Nuova scossa per la ‘ndrangheta calabrese: la squadra mobile di Reggio Calabria e il servizio centrale operativo hanno eseguito 16 arresti a vario titolo per associazione mafiosa, estorsione e frode. Sequestrati beni per un valore di oltre 5 milioni di euro. Il blitz della polizia contro la cosca Crea di Rizziconi ha visto tra i destinatari, oltre allo storico capofamiglia Teodoro Crea, anche la moglie, i figli e la nuora. Il figlio Giuseppe risulta essere ancora latitante.
L’operazione della squadra mobile e del commissariato di Gioia Tauro, eseguita questa mattina, ha consentito di svelare molteplici attività criminali con un notevole riferimento alle attività pubbliche della località reggina. Sarebbero coinvolti infatti anche politici locali, che durante questi anni hanno rivestito un ruolo chiave nell’amministrazione, accusati di frenare l’azione politica dell’ex sindaco, il comune di Rizziconi risulta infatti essere da anni al centro di forti ingerenze della ‘ndrangheta. Punto centrale dell’indagine sarebbero una serie di condizionamenti nella pubblica amministrazione, estorsioni, appalti e frodi alla comunità europee. Durante l’operazione sono stati sequestrati molto beni della famiglia Crea tra cui ville e terreni, oltre a conti bancari per un valore complessivo di 5 milioni di euro.
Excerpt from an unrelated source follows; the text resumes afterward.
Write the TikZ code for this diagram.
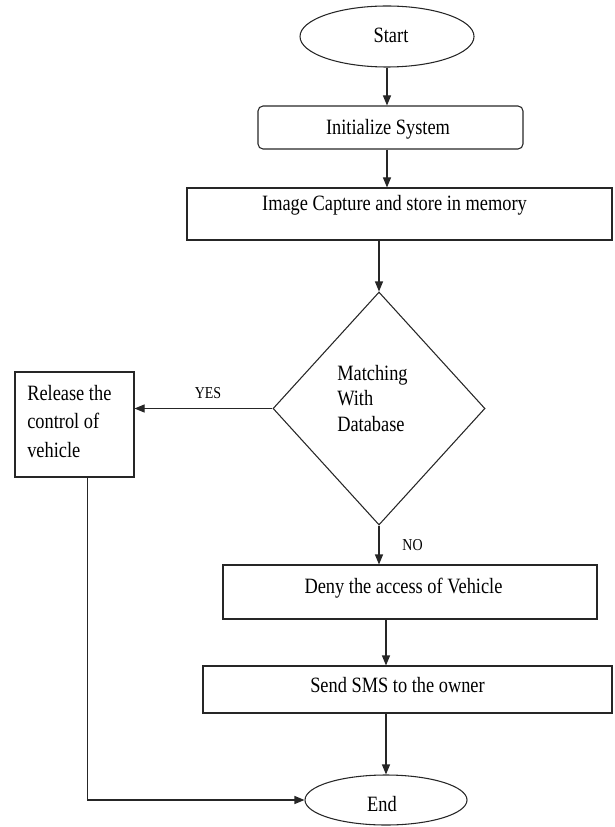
\documentclass[tikz,border=0pt]{standalone}
\usepackage{fontspec}
\setmainfont{Liberation Serif}[FakeStretch=0.84]
\usetikzlibrary{shapes.geometric,arrows.meta,calc}
\begin{document}
\begin{tikzpicture}[x=0.75pt,y=-0.75pt,
  shp/.style={draw=black!85, line width=0.8pt, inner sep=0pt},
  txt/.style={inner sep=0pt, font=\fontsize{16.4}{19.1}\selectfont},
  lbl/.style={inner sep=0pt, font=\fontsize{12.5}{15}\selectfont},
  arr/.style={draw=black!85, line width=0.8pt, -{Triangle[length=7.5pt,width=6pt]}}]
\useasboundingbox (0,0) rectangle (614,827);
% shapes
\node[shp, ellipse, minimum width=130.5pt, minimum height=45.75pt] (start) at (387,36.5) {};
\node[shp, rectangle, rounded corners=3.75pt, minimum width=198.75pt, minimum height=32.25pt] (init) at (390.5,127.5) {};
\node[shp, rectangle, minimum width=318.75pt, minimum height=39pt] (capture) at (399.5,214) {};
\node[shp, diamond, minimum width=159pt, minimum height=174.75pt] (diamond) at (379,408.5) {};
\node[shp, rectangle, minimum width=89.25pt, minimum height=78.75pt] (release) at (74.5,424.5) {};
\node[shp, rectangle, minimum width=280.5pt, minimum height=40.5pt] (deny) at (410,592) {};
\node[shp, rectangle, minimum width=306.75pt, minimum height=35.25pt] (sms) at (407.5,689.5) {};
\node[shp, ellipse, minimum width=121.5pt, minimum height=37.5pt] (end) at (386,800) {};
% texts
\node[txt, anchor=base] (startt) at (391,43) {Start};
\node[txt, anchor=base] (initt) at (388,135) {Initialize System};
\node[txt, anchor=base] (capt) at (394.5,210) {Image Capture and store in memory};
\node[txt, anchor=north west, align=left] (diat) at (337,365) {Matching\\With\\Database};
\node[txt, anchor=north west, align=left, font=\fontsize{16.4}{21.4}\selectfont] (relt) at (27,385) {Release the\\control of\\vehicle};
\node[txt, anchor=base] (denyt) at (403.5,593) {Deny the access of Vehicle};
\node[txt, anchor=base] (smst) at (397.5,692) {Send SMS to the owner};
\node[txt, anchor=base] (endt) at (382,811) {End};
\node[lbl, anchor=base] (yes) at (208,398) {YES};
\node[lbl, anchor=base] (no) at (412.5,550) {NO};
% connectors
\draw[arr] (start.south) -- (start.south |- init.north);
\draw[arr] (start.south |- init.south) -- (start.south |- capture.north);
\draw[arr] (diamond.north |- capture.south) -- (diamond.north);
\draw[arr] (diamond.west) -- (release.east |- diamond.west);
\draw[arr] (diamond.south) -- (diamond.south |- deny.north);
\draw[arr] (end.north |- deny.south) -- (end.north |- sms.north);
\draw[arr] (end.north |- sms.south) -- (end.north);
\draw[arr] ($(release.south west)!0.605!(release.south east)$) |- (end.west);
\end{tikzpicture}
\end{document}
Importante per le indagini è stato il contributo dell’ex sindaco il quale sin dalla sua elezione, marzo 2010, ha avviato una collaborazione con la Polizia di Stato e la magistratura, denunciando irregolarità di natura penale nella gestione del comune, finalizzata esclusivamente a favorire gli interessi illeciti della cosca Crea. Il sindaco Bartuccio ha così scoperto che all’interno della sua giunta e della maggioranza c’erano uomini del boss, numerose furono le minacce e le intimidazioni nei confronti del sindaco, che portarono infatti alle sue dimissioni nel 2011 insieme a tutti consiglieri comunali e allo scioglimento degli organi di governo del comune Rizziconi. Tra gli esponenti politici a finire in manette sono stati Domenico Rotolo e Vincenzo Alessi, assessore e consigliere nel periodo compreso tra il 2010 e il 2011, e Girolamo Cutrì consigliere della precedente magistratura, tutti accusati di associazione mafiosa. Ruolo fondamentale, secondo l’accusa, era quello di Rotolo che portava le istruzioni dei Crea al sindaco, attraverso egli il boss aveva fatto sapere al primo cittadino la volontà di far destinare un terreno a loro confiscato ad attività sportive piuttosto che ad alloggi sportivi. Curtì invece avrebbe tentato di intervenire sulla Giunta per condizionare l’esito del bando di concorso comunale.
Da anni il clan Crea aveva ormai creato una vera e propria comunità mafiosa in grado di poter decidere della vita e della morte di ogni persona nel loro territorio. Nelle carte dell’inchiesta emergono numerosi illeciti ed episodi di diversa natura: quando le vittime non si piegavano al loro volere, gli uomini del clan non esitavano a tirar fuori le armi.